Today we got back into The History of the World and have begun learning about Ancient Africa. I just learned that my sister is going to be using that next year, starting with the Medieval History volume. I am most eager to be able to join her on that even though we are half a country apart.
My children thoroughly enjoyed the stories about Anansi the Spider. We read the one with Anansi and the Turtle where Anansi grudgingly offers dinner to his friend, Turtle, but makes it impossible for him to have any. The other one is about him setting out to get food for his village, finding some, and bypassing village after village because he wanted something better. He finally reaches his home and faints from lack of food. The kids' favorite was Anansi and the Turtle. I think they understood that one better. It has a moral, but it's a good stand-alone story too. We'll be reading both again and talking about them more.
I was pleased to find that the local library has most of the recommended books on hand for the Ancient Africa unit. This is the first time they have had the books although they had more of the storybooks than the non-fiction ones. I was able to find one of the non-fiction ones on desert animals so I put that on reserve. I think they are all available so I should have them in a couple of days.
Happily, too, I re-found a Goode's atlas that I had forgotten I had, and we were able to look at the average rainfall in Africa today vs. here in the United States. It has quite a few maps: 15 or more just for Africa. I guess I had forgotten how much weather diversity that continent has!
Tomorrow we will be doing some more geography, such as learning about the land form called an isthmus. One is the Isthmus of Panama. I have personally been learning quite a lot. For example, I didn't know what an archipelago was, and it was fun to locate so many different straits. (Thanks to the map of Africa, I was reminded where the Atlas Mountains were. I think the myth of Atlas would be a good read for the Africa unit too.)
For Math, they will be doing several more pages in their workbooks.
In Language Arts, we are preparing to test on punctuation, capitalization, and possessives. You know, we English speakers really know how to confuse kids! We spend 2 years teaching them to make a plural noun by adding an s, and then tell them to make a singular noun possessive by adding 's. Dragon is pretty decent speller, and he is all mixed up over this! Monkey, who struggles with the whole concept of English in its written form, often quietly blinks back tears because it's so hard. I need ideas to make this more concrete to him. He is a very concrete learner, and also a very creative boy so these "rules" tie him up in knots. I would absolutely love a good writing curriculum that is kinetically oriented.
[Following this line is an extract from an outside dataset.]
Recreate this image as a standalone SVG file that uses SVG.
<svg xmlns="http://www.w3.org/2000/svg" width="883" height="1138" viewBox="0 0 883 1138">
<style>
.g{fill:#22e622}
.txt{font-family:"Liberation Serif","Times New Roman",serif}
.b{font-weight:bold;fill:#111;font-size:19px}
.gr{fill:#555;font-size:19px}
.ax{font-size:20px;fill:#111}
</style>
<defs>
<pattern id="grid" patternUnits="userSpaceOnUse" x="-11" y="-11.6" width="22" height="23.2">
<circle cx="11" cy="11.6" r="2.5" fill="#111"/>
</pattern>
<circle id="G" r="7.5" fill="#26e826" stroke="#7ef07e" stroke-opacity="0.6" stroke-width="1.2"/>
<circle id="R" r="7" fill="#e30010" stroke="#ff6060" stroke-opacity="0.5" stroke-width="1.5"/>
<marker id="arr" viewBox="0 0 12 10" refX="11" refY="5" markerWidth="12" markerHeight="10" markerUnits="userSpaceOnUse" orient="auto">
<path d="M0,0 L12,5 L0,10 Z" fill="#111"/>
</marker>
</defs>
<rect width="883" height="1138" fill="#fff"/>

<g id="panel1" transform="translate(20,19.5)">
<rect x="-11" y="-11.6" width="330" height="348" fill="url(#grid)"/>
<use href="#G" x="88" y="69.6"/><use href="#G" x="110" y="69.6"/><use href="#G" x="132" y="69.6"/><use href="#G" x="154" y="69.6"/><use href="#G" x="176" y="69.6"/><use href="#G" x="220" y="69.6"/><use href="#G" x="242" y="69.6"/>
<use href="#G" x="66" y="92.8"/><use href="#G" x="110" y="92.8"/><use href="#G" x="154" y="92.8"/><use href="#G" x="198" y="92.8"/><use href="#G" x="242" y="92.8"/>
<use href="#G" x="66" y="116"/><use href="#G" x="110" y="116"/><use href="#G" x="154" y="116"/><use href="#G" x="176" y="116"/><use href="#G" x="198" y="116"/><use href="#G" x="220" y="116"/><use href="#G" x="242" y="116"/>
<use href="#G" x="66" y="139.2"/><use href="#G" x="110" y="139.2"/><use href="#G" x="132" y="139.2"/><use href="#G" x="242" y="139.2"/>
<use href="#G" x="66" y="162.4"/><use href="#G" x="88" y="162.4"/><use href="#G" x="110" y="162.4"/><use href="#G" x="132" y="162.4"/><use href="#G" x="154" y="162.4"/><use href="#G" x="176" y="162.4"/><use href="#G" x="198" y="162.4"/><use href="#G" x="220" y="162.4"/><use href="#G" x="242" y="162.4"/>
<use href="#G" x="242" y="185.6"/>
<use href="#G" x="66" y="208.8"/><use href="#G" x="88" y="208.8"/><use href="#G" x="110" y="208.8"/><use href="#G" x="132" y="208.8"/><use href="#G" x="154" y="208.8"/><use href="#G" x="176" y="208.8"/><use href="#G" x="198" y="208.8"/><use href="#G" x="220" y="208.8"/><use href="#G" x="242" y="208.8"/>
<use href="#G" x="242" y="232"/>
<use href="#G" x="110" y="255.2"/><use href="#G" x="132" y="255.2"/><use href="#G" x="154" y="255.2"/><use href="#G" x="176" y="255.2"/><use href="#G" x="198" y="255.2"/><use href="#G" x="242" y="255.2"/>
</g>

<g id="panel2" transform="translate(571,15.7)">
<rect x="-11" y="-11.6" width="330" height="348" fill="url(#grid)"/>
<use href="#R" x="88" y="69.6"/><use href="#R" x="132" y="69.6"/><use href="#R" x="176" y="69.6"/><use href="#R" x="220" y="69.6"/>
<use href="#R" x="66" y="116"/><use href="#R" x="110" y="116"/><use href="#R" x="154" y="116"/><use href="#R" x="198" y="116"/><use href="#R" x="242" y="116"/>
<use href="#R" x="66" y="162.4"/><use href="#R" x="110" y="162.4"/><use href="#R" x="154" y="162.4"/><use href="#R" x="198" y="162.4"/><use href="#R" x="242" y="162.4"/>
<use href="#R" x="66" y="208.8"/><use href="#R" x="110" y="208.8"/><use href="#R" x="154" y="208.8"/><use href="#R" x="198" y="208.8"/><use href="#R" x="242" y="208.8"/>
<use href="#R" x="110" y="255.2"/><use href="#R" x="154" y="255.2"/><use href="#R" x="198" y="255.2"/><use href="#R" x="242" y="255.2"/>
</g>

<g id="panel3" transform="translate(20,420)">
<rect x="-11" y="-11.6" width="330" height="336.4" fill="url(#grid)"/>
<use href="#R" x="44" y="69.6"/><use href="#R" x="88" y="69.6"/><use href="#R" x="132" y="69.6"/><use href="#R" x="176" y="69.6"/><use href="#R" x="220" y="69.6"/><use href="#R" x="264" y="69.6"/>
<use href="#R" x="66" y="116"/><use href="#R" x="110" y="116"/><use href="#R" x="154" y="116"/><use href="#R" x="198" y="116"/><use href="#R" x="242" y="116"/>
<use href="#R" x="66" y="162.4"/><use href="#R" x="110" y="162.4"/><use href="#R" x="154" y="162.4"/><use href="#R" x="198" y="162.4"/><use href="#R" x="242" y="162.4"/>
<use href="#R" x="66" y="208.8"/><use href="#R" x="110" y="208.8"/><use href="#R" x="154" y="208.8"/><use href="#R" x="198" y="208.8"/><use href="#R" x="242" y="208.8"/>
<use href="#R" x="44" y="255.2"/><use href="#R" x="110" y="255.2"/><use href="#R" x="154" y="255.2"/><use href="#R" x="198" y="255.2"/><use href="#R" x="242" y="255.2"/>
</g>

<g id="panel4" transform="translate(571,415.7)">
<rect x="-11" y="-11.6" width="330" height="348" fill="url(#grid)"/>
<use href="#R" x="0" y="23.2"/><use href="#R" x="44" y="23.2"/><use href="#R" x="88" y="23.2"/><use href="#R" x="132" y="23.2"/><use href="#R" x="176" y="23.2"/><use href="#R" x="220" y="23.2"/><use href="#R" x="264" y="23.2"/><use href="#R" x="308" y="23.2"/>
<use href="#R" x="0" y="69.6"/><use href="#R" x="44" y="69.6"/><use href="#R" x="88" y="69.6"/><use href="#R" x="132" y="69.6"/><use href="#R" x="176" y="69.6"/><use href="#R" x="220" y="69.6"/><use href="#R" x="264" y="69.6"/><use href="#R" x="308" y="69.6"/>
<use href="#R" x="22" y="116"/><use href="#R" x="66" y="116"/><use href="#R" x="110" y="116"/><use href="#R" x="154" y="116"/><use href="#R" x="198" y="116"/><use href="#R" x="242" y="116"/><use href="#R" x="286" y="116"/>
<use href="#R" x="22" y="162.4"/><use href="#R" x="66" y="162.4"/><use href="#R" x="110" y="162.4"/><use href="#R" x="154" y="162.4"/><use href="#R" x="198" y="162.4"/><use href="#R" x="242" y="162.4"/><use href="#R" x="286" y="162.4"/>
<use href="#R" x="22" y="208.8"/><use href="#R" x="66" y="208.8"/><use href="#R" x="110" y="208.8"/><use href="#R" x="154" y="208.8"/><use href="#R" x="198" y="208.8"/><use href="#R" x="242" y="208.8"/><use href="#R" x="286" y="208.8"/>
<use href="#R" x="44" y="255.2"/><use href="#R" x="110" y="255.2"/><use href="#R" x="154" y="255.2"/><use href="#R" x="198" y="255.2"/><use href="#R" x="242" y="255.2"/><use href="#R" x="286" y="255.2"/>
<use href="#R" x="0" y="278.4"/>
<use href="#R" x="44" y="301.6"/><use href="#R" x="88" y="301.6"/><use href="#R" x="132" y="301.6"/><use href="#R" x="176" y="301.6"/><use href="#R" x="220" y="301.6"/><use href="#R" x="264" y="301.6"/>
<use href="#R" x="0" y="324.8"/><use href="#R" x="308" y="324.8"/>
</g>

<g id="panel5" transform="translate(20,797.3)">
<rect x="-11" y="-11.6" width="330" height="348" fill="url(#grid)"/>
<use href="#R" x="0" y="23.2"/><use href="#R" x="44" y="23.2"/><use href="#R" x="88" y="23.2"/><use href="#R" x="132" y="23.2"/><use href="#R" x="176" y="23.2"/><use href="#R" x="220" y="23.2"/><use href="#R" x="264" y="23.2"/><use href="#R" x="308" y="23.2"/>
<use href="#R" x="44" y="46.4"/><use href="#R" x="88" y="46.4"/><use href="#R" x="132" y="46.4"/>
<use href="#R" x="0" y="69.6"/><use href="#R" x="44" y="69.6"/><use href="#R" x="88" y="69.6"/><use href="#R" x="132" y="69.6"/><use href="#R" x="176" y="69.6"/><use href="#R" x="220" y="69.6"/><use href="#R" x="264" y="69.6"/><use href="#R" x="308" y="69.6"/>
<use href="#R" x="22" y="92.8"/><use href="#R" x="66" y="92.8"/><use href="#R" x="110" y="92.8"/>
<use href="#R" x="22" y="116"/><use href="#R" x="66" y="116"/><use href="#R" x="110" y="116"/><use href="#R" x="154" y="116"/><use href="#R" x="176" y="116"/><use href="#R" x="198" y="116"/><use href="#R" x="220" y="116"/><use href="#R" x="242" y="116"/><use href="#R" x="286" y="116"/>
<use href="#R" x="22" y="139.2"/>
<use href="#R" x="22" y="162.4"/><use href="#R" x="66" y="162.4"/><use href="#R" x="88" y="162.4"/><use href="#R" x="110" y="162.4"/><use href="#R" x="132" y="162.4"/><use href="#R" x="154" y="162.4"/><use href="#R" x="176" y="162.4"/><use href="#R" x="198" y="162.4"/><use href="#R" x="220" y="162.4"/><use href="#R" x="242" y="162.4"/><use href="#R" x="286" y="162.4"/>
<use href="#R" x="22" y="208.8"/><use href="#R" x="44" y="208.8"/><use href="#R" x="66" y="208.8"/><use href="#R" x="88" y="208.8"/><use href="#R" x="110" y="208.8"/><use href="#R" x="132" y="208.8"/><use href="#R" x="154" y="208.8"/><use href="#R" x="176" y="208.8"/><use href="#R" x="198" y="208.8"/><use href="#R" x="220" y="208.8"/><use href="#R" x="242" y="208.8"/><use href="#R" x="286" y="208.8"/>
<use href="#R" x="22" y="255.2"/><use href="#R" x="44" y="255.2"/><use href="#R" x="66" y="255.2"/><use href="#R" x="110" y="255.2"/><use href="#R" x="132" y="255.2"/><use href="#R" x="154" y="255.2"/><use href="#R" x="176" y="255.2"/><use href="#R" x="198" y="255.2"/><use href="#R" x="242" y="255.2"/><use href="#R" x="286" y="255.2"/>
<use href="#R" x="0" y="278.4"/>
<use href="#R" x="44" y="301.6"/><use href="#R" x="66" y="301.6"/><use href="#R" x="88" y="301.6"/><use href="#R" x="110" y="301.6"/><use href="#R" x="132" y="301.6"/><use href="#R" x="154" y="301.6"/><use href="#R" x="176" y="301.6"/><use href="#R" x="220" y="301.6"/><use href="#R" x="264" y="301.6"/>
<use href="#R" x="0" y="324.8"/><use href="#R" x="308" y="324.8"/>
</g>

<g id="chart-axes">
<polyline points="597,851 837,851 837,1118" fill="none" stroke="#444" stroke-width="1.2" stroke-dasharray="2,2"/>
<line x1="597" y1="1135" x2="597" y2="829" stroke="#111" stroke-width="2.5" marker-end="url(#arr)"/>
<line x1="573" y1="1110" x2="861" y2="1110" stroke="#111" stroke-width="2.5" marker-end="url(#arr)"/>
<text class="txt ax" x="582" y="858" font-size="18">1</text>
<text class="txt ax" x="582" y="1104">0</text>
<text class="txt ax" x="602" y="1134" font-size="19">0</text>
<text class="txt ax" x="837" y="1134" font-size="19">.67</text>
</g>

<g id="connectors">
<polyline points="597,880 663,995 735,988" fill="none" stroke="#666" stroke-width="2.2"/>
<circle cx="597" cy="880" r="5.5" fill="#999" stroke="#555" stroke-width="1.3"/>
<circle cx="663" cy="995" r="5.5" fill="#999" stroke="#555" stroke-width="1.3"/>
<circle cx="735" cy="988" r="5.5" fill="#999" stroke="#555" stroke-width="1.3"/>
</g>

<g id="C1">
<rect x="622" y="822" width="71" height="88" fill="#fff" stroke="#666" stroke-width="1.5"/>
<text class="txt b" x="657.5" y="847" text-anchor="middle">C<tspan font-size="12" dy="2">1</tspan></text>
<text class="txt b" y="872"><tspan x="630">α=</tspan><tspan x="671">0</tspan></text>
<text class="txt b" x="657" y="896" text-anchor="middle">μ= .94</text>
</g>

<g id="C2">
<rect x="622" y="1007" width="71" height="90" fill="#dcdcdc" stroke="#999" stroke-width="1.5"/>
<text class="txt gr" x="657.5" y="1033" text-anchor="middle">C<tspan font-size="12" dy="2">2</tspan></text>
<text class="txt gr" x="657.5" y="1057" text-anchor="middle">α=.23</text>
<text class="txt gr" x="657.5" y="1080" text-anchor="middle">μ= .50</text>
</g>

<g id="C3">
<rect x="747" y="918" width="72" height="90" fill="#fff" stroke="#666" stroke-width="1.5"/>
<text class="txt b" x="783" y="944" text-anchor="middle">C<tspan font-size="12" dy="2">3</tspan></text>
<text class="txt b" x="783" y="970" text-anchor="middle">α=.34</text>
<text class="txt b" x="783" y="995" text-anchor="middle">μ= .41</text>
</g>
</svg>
We'll be having a spelling test tomorrow too. We had a spelling bee yesterday that went very well. All three kids missed one word apiece. We might have another bee instead and push off the test a few days.
In Science, I think we'll be doing rockets. I have a cool experiment my mother-in-law sent me that I think we will try. It uses antacids which I don't have, but I do have some Airborne. Hopefully it will work.
Music time will be piano practicing time. We missed today; shame on me. Monkey practiced off and on all day today. A couple of years ago, a friend tried to teach a "Music" class that was okay, but the concepts didn't mean anything to them. Now, the idea of quarter notes, quarter rests, time signatures, grand staff, etc. mean something to them. It's important now.